Ras al Khaimah, which is developing a coal mine in Indonesia, will build a coal-fired power plant in the emirate in the next two years to meet its fast-growing demand for electricity.
It is the second coal plant to be proposed for the Emirates, where electricity demand has been growing so fast that utilities cannot meet demand and many industries burn costly diesel to keep the lights on. The country is expected to launch an atomic power programme later this year, but the first nuclear power plant will take about eight years to build.
The coal plant will be built in stages, starting with one unit of between 400 megawatts (MW) and 500MW that would be expanded within five years to 1,000MW, said Madhu Koneru, a spokesman for the government-owned RAK Investment Authority (RAKIA). "We are already using coal-based power in cement factories and now we have a new plant in development," Mr Koneru said. "It will be a very environmentally clean project."
The proposed electricity station would be by far the biggest built in the northern emirate, and would produce power more efficiently and with less emissions than the on-site generators the cement plants use to supplement supplies from RAK's grid.
The emirate's decision to burn coal follows a similar development in Dubai, where the Dubai Electricity and Water Authority plans to put out a tender to the private sector next month.
Mr Koneru, also the managing director of RAKIA's RAK Minerals and Metals Investments (RMMI) unit, estimated its share of coal production from the Indonesian mining venture would amount to 15 million tonnes a year by 2014, of which the emirate would import between 8 million and 9 million tonnes.
That would be enough to fuel the new coal-fired plant and any other power stations in the region requiring coal, he said.
RMMI and its Indonesian partner, a company owned by the government of Indonesia's East Kalimantan province on the island of Borneo, plan to export coal to other countries, possibly including India and China.
RAKIA on Monday agreed to invest US$1.5 billion (Dh5.51bn) to develop 200km of railway for coal transport, and a seaport and industrial area in East Kalimantan.
Mr Madhu said RMMI would pay about 92 per cent of the between $500m and $600m cost of the railway, which he said would halve the cost of transporting coal by road.

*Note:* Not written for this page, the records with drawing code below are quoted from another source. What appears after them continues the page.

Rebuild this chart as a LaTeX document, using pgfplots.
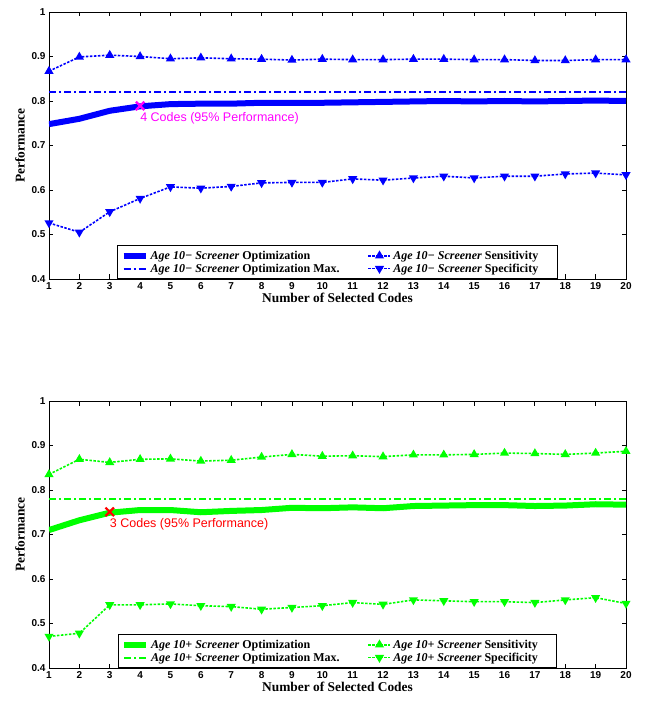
\documentclass[border=0pt]{standalone}
\usepackage{fontspec}
\setmainfont{Liberation Serif}
\setsansfont{Liberation Sans}
\usepackage{pgfplots}
\pgfplotsset{compat=1.18}
\definecolor{mblue}{rgb}{0,0,1}
\definecolor{mgreen}{rgb}{0,1,0}
\definecolor{mmag}{rgb}{1,0,1}
\definecolor{mred}{rgb}{1,0,0}
\pgfplotsset{
 myax/.style={
  scale only axis, width=577pt, height=267pt,
  xmin=1, xmax=20, ymin=0.4, ymax=1,
  xtick={1,2,3,4,5,6,7,8,9,10,11,12,13,14,15,16,17,18,19,20},
  xticklabels={1,2,3,4,5,6,7,8,9,10,11,12,13,14,15,16,17,18,19,20},
  ytick={0.4,0.5,0.6,0.7,0.8,0.9,1},
  yticklabels={0.4,0.5,0.6,0.7,0.8,0.9,1},
  tick align=inside, major tick length=4.5pt,
  every tick/.style={line width=0.8pt, black},
  axis line style={line width=0.8pt},
  tick label style={font=\fontsize{10}{12}\selectfont\sffamily\bfseries},
  label style={font=\fontsize{13.4}{16}\selectfont\bfseries},
  xlabel={Number of Selected Codes}, ylabel={Performance},
  xlabel style={yshift=3pt},
  legend columns=2,
  legend cell align=left,
  legend style={at={(0.5,0)}, anchor=south, font=\fontsize{12}{14}\selectfont\bfseries,
    draw=black, line width=0.8pt, inner xsep=3pt, inner ysep=3pt, row sep=-1pt,
    /tikz/every even column/.append style={column sep=26pt}},
  legend image code/.code={\draw[mark repeat=2,mark phase=2,##1] plot coordinates {(0pt,0pt) (11pt,0pt) (22pt,0pt)};},
  opt/.style={line width=6pt},
  omax/.style={line width=2pt, dash pattern=on 7pt off 3pt on 2pt off 3pt},
  sens/.style={line width=1.6pt, dash pattern=on 2.5pt off 1.5pt, mark=triangle*, mark size=3.7pt, mark options={solid}},
  spec/.style={line width=1.6pt, dash pattern=on 2.5pt off 1.5pt, mark=triangle*, mark size=3.7pt, mark options={solid, rotate=180}},
 }
}
\begin{document}
\begin{tikzpicture}[x=1pt,y=1pt]
\useasboundingbox (0,0) rectangle (645,702);
\begin{axis}[myax, at={(49pt,423pt)}, anchor=south west]
\addplot[mblue, opt] coordinates {(1,0.748)(2,0.760)(3,0.778)(4,0.788)(5,0.793)(6,0.794)(7,0.794)(8,0.796)(9,0.796)(10,0.796)(11,0.797)(12,0.798)(13,0.799)(14,0.800)(15,0.799)(16,0.800)(17,0.799)(18,0.800)(19,0.801)(20,0.800)};
\addlegendentry{\textit{Age 10− Screener} Optimization}
\addplot[mblue, sens] coordinates {(1,0.867)(2,0.899)(3,0.903)(4,0.900)(5,0.895)(6,0.897)(7,0.895)(8,0.894)(9,0.892)(10,0.894)(11,0.893)(12,0.893)(13,0.894)(14,0.894)(15,0.893)(16,0.893)(17,0.891)(18,0.891)(19,0.893)(20,0.893)};
\addlegendentry{\textit{Age 10− Screener} Sensitivity\kern14pt}
\addplot[mblue, omax] coordinates {(1,0.821)(20,0.821)};
\addlegendentry{\textit{Age 10− Screener} Optimization Max.}
\addplot[mblue, spec] coordinates {(1,0.526)(2,0.505)(3,0.551)(4,0.581)(5,0.607)(6,0.604)(7,0.608)(8,0.616)(9,0.617)(10,0.617)(11,0.625)(12,0.622)(13,0.627)(14,0.631)(15,0.627)(16,0.631)(17,0.631)(18,0.636)(19,0.638)(20,0.634)};
\addlegendentry{\textit{Age 10− Screener} Specificity\kern14pt}
\addplot[mmag, only marks, mark=x, mark size=6pt, line width=2.2pt, forget plot] coordinates {(4,0.789)};
\node[anchor=north west, text=mmag, font=\fontsize{12.5}{14}\selectfont\sffamily, inner sep=0pt] at (axis cs:4,0.789) [yshift=-6pt] {4 Codes (95\% Performance)};
\end{axis}
\begin{axis}[myax, at={(49pt,34pt)}, anchor=south west]
\addplot[mgreen, opt] coordinates {(1,0.710)(2,0.732)(3,0.749)(4,0.755)(5,0.755)(6,0.750)(7,0.753)(8,0.755)(9,0.760)(10,0.759)(11,0.761)(12,0.759)(13,0.764)(14,0.765)(15,0.766)(16,0.766)(17,0.764)(18,0.765)(19,0.768)(20,0.767)};
\addlegendentry{\textit{Age 10+ Screener} Optimization}
\addplot[mgreen, sens] coordinates {(1,0.835)(2,0.869)(3,0.862)(4,0.869)(5,0.870)(6,0.865)(7,0.867)(8,0.874)(9,0.880)(10,0.876)(11,0.877)(12,0.875)(13,0.879)(14,0.879)(15,0.880)(16,0.883)(17,0.882)(18,0.880)(19,0.883)(20,0.887)};
\addlegendentry{\textit{Age 10+ Screener} Sensitivity\kern14pt}
\addplot[mgreen, omax] coordinates {(1,0.779)(20,0.779)};
\addlegendentry{\textit{Age 10+ Screener} Optimization Max.}
\addplot[mgreen, spec] coordinates {(1,0.471)(2,0.478)(3,0.542)(4,0.542)(5,0.544)(6,0.540)(7,0.538)(8,0.532)(9,0.536)(10,0.540)(11,0.547)(12,0.543)(13,0.553)(14,0.551)(15,0.549)(16,0.549)(17,0.547)(18,0.553)(19,0.558)(20,0.545)};
\addlegendentry{\textit{Age 10+ Screener} Specificity\kern14pt}
\addplot[mred, only marks, mark=x, mark size=6pt, line width=2.2pt, forget plot] coordinates {(3,0.751)};
\node[anchor=north west, text=mred, font=\fontsize{12.5}{14}\selectfont\sffamily, inner sep=0pt] at (axis cs:3,0.751) [yshift=-6pt] {3 Codes (95\% Performance)};
\end{axis}
\end{tikzpicture}
\end{document}
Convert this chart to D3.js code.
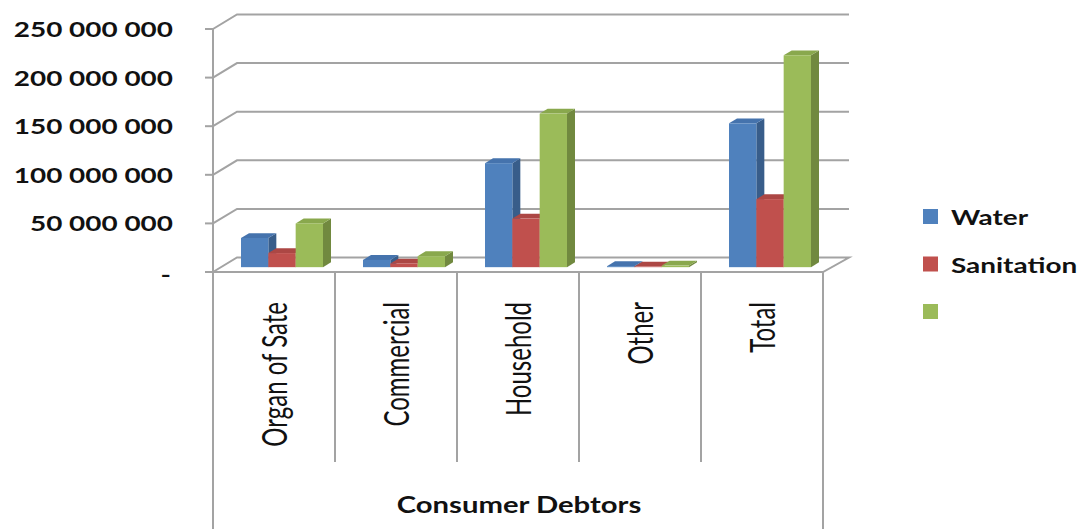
<!DOCTYPE html>
<html>
<head>
<meta charset="utf-8">
<script src="https://cdn.jsdelivr.net/npm/d3@7"></script>
<style>
  body { margin: 0; background: #fff; }
  text { font-family: Lato, "Open Sans", sans-serif; fill: #111; }
</style>
</head>
<body>
<div id="chart-container"></div>
<script>
// data (values in rand)
const categories = ["Organ of Sate", "Commercial", "Household", "Other", "Total"];
const seriesNames = ["Water", "Sanitation", ""];
const water = [30e6, 7.5e6, 107e6, 1e6, 148e6];
const sanitation = [14.5e6, 3.8e6, 50e6, 0.6e6, 70e6];
const third = [45e6, 11.3e6, 158e6, 1.6e6, 218e6];
const yTicks = [0, 50e6, 100e6, 150e6, 200e6, 250e6];
const yTickLabels = ["-", "50 000 000", "100 000 000", "150 000 000", "200 000 000", "250 000 000"];
const xAxisTitle = "Consumer Debtors";

const width = 1078, height = 529;
const plot = { left: 213, right: 823, top: 29, base: 272 };
const depth = { dx: 24, dy: -14.5 };   // floor depth vector
const barDepth = [1 / 3, 2 / 3];          // bars sit in the middle third
const stretch = 1.33;                     // the original picture is stretched sideways

const colors = ["#4f81bd", "#c0504d", "#9bbb59"];
const sideColors = ["#385d8a", "#8f3b39", "#71893f"];
const topColors = ["#4573ad", "#ac4744", "#89a84d"];
const gridColor = "#a3a3a3";

const svg = d3.select("#chart-container").append("svg")
  .attr("width", width).attr("height", height);

const x = d3.scaleBand().domain(categories).range([plot.left, plot.right]);
const xs = d3.scaleBand().domain(d3.range(seriesNames.length))
  .range([20, x.bandwidth() - 20]);
const y = d3.scaleLinear().domain([0, 250e6]).range([plot.base, plot.top]);

const values = [water, sanitation, third];

// walls & gridlines
let g = svg.append("g").attr("fill", "none").attr("stroke", gridColor).attr("stroke-width", 2);
const backRight = plot.right + depth.dx + 2;
yTicks.forEach(v => {
  const yy = y(v);
  if (v === 0) {
    g.append("path").attr("d",
      `M${plot.left},${yy}L${plot.left + depth.dx},${yy + depth.dy}L${backRight},${yy + depth.dy}` +
      `L${plot.right},${yy}Z`);
  } else {
    g.append("path").attr("d",
      `M${plot.left},${yy}L${plot.left + depth.dx},${yy + depth.dy}L${backRight},${yy + depth.dy}`);
  }
  g.append("line").attr("x1", plot.left - 8).attr("x2", plot.left).attr("y1", yy).attr("y2", yy);
});

// front vertical lines / category table
g.append("line").attr("x1", plot.left).attr("x2", plot.left).attr("y1", y(250e6)).attr("y2", height);
g.append("line").attr("x1", plot.right).attr("x2", plot.right).attr("y1", plot.base).attr("y2", height);
categories.slice(1).forEach(c => {
  g.append("line").attr("x1", x(c)).attr("x2", x(c)).attr("y1", plot.base).attr("y2", 462);
});

// bars
let gBars = svg.append("g");
const f0x = depth.dx * barDepth[0], f0y = depth.dy * barDepth[0];
const ddx = depth.dx * (barDepth[1] - barDepth[0]), ddy = depth.dy * (barDepth[1] - barDepth[0]);
categories.forEach((c, ci) => {
  values.forEach((vals, si) => {
    const xl = x(c) + xs(si) + f0x;
    const xr = xl + xs.bandwidth();
    const yt = y(vals[ci]) + f0y;
    const yb = y(0) + f0y;
    // side
    gBars.append("path")
      .attr("d", `M${xr},${yt}L${xr + ddx},${yt + ddy}L${xr + ddx},${yb + ddy}L${xr},${yb}Z`)
      .attr("fill", sideColors[si]);
    // top
    gBars.append("path")
      .attr("d", `M${xl},${yt}L${xr},${yt}L${xr + ddx},${yt + ddy}L${xl + ddx},${yt + ddy}Z`)
      .attr("fill", topColors[si]);
    // front
    gBars.append("rect")
      .attr("x", xl).attr("y", yt)
      .attr("width", xs.bandwidth()).attr("height", Math.max(0, yb - yt))
      .attr("fill", colors[si]);
  });
});

// y tick labels
let gText = svg.append("g");
yTicks.forEach((v, i) => {
  gText.append("text")
    .attr("transform", `translate(${i === 0 ? 171 : 173},${y(v) + (i === 0 ? 10 : 8)}) scale(${stretch},1)`)
    .attr("text-anchor", "end")
    .attr("font-size", 21).attr("font-weight", "bold")
    .text(yTickLabels[i]);
});

// category labels, rotated
categories.forEach(c => {
  gText.append("text")
    .attr("transform", `translate(${x(c) + x.bandwidth() / 2 + 13},302) scale(1.42,1) rotate(-90)`)
    .attr("text-anchor", "end")
    .attr("font-size", 24)
    .text(c);
});

// axis title
gText.append("text")
  .attr("transform", `translate(${(plot.left + plot.right) / 2 + 1},513) scale(${stretch},1)`)
  .attr("text-anchor", "middle")
  .attr("font-size", 22).attr("font-weight", "bold")
  .text(xAxisTitle);

// legend
let gLegend = svg.append("g").attr("transform", "translate(923,209)");
seriesNames.forEach((s, i) => {
  gLegend.append("rect").attr("x", 0).attr("y", i * 47.5)
    .attr("width", 15).attr("height", 15).attr("fill", colors[i]);
  gLegend.append("text")
    .attr("transform", `translate(28,${i * 47.5 + 16}) scale(${stretch},1)`)
    .attr("font-size", 21).attr("font-weight", "bold")
    .text(s);
});
</script>
</body>
</html>
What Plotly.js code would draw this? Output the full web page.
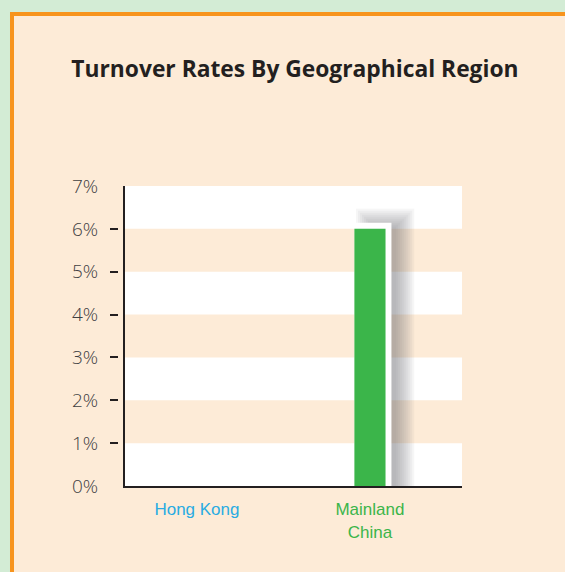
<!DOCTYPE html>
<html>
<head>
<meta charset="utf-8">
<script src="https://cdn.plot.ly/plotly-3.0.1.min.js"></script>
<style>html,body{margin:0;padding:0;background:#d3ecd5;}</style>
</head>
<body>
<div id="chart" style="width:565px;height:572px;"></div>
<script>
const categories = ["Hong Kong", "Mainland China"];
const categoryLabels = ['<span style="color:#29abe2">Hong Kong</span>', '<span style="color:#3bb54a">Mainland<br>China</span>'];
const turnoverRates = [0, 6];
const yTickVals = [0, 1, 2, 3, 4, 5, 6, 7];
const yTickText = ["0%", "1%", "2%", "3%", "4%", "5%", "6%", "7%"];

const traces = [];
// soft drop shadow layers behind the bars
const shadowWidths = [40, 36, 32, 28, 24, 20, 16, 12, 8, 4];
shadowWidths.forEach(w => {
  traces.push({
    type: 'bar', x: categories, y: turnoverRates,
    offset: 0.035, width: 0.105,
    marker: {color: '#6a6a70', opacity: 0.055,
      line: {color: '#6a6a70', width: turnoverRates.map(v => v > 0 ? w : 0)}},
    hoverinfo: 'skip', showlegend: false
  });
});
// white frame
traces.push({
  type: 'bar', x: categories, y: turnoverRates,
  offset: -0.055, width: 0.1445,
  marker: {color: '#ffffff', line: {color: '#ffffff', width: turnoverRates.map(v => v > 0 ? 12 : 0)}},
  hoverinfo: 'skip', showlegend: false
});
// main bars
traces.push({
  type: 'bar', x: categories, y: turnoverRates,
  offset: -0.09, width: 0.18,
  marker: {color: '#3bb54a', line: {width: 0}},
  showlegend: false
});

const shapes = [];
shapes.push({type: 'rect', xref: 'paper', yref: 'paper', x0: -0.2431, x1: 3, y0: -1, y1: 1.5733,
  fillcolor: '#fdebd7', line: {color: '#f7941d', width: 4}, layer: 'below'});
[0, 2, 4, 6].forEach(v => {
  shapes.push({type: 'rect', xref: 'x domain', yref: 'y', x0: 0, x1: 1, y0: v, y1: v + 1,
    fillcolor: '#ffffff', line: {width: 0}, layer: 'below'});
});

const layout = {
  width: 565, height: 572,
  margin: {l: 100, r: 103, t: 186, b: 86, pad: 0},
  paper_bgcolor: '#d3ecd5',
  plot_bgcolor: 'rgba(0,0,0,0)',
  barmode: 'overlay',
  title: {text: '<b>Turnover Rates By Geographical Region</b>', font: {family: 'Open Sans', size: 22.8, color: '#231f20'},
    xref: 'container', yref: 'container', x: 0.522, xanchor: 'center', y: 0.879, yanchor: 'middle'},
  xaxis: {
    domain: [0.069, 1], type: 'category', range: [-0.416, 1.532],
    tickvals: categories, ticktext: categoryLabels,
    showline: true, linecolor: '#231f20', linewidth: 2, ticks: '', showgrid: false, zeroline: false,
    tickfont: {family: 'Liberation Sans', size: 17}, ticklabelstandoff: 7
  },
  yaxis: {
    range: [0, 7], tickvals: yTickVals, ticktext: yTickText,
    showline: true, linecolor: '#231f20', linewidth: 2, ticks: '', showgrid: false, zeroline: false,
    tickfont: {family: 'Open Sans', size: 19, color: '#404042', weight: 300}, ticklabelstandoff: 21
  },
  yaxis2: {
    overlaying: 'y', anchor: 'free', position: 0.0497, side: 'left',
    range: [0, 7], tickvals: [1, 2, 3, 4, 5, 6], ticks: 'outside', ticklen: 8, tickwidth: 2, tickcolor: '#231f20',
    showticklabels: false, showline: false, showgrid: false, zeroline: false
  },
  yaxis3: {
    overlaying: 'y', anchor: 'x', side: 'left',
    range: [0, 7], tickvals: [7], ticks: 'inside', ticklen: 8, tickwidth: 2, tickcolor: '#231f20',
    showticklabels: false, showline: false, showgrid: false, zeroline: false
  },
  shapes: shapes
};
// invisible helper traces so the extra tick axes are drawn
traces.push({type: 'scatter', x: [categories[0]], y: [0], yaxis: 'y2', mode: 'markers', marker: {opacity: 0}, hoverinfo: 'skip', showlegend: false});
traces.push({type: 'scatter', x: [categories[0]], y: [0], yaxis: 'y3', mode: 'markers', marker: {opacity: 0}, hoverinfo: 'skip', showlegend: false});

Plotly.newPlot('chart', traces, layout, {displayModeBar: false, staticPlot: true});
</script>
</body>
</html>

The company is seeking to develop a rail link with the capacity to transport 60 million tonnes of coal a year produced by several mines in the region. It also plans to build a coal jetty at the seaport.
"We will work with various mine owners for the transportation of coal and welcome partnerships," Mr Koneru said. Indonesia is among the world's top exporters of thermal coal, with 57 per cent of its supplies produced in East Kalimantan.
Mr Madhu said RAKIA's investment decision was influenced by the lower projected cost of mining and transporting Indonesian coal, compared with buying it from suppliers such as South Africa or Australia. He said the sulphur content of East Kalimantan coal was low, which meant it was relatively clean-burning.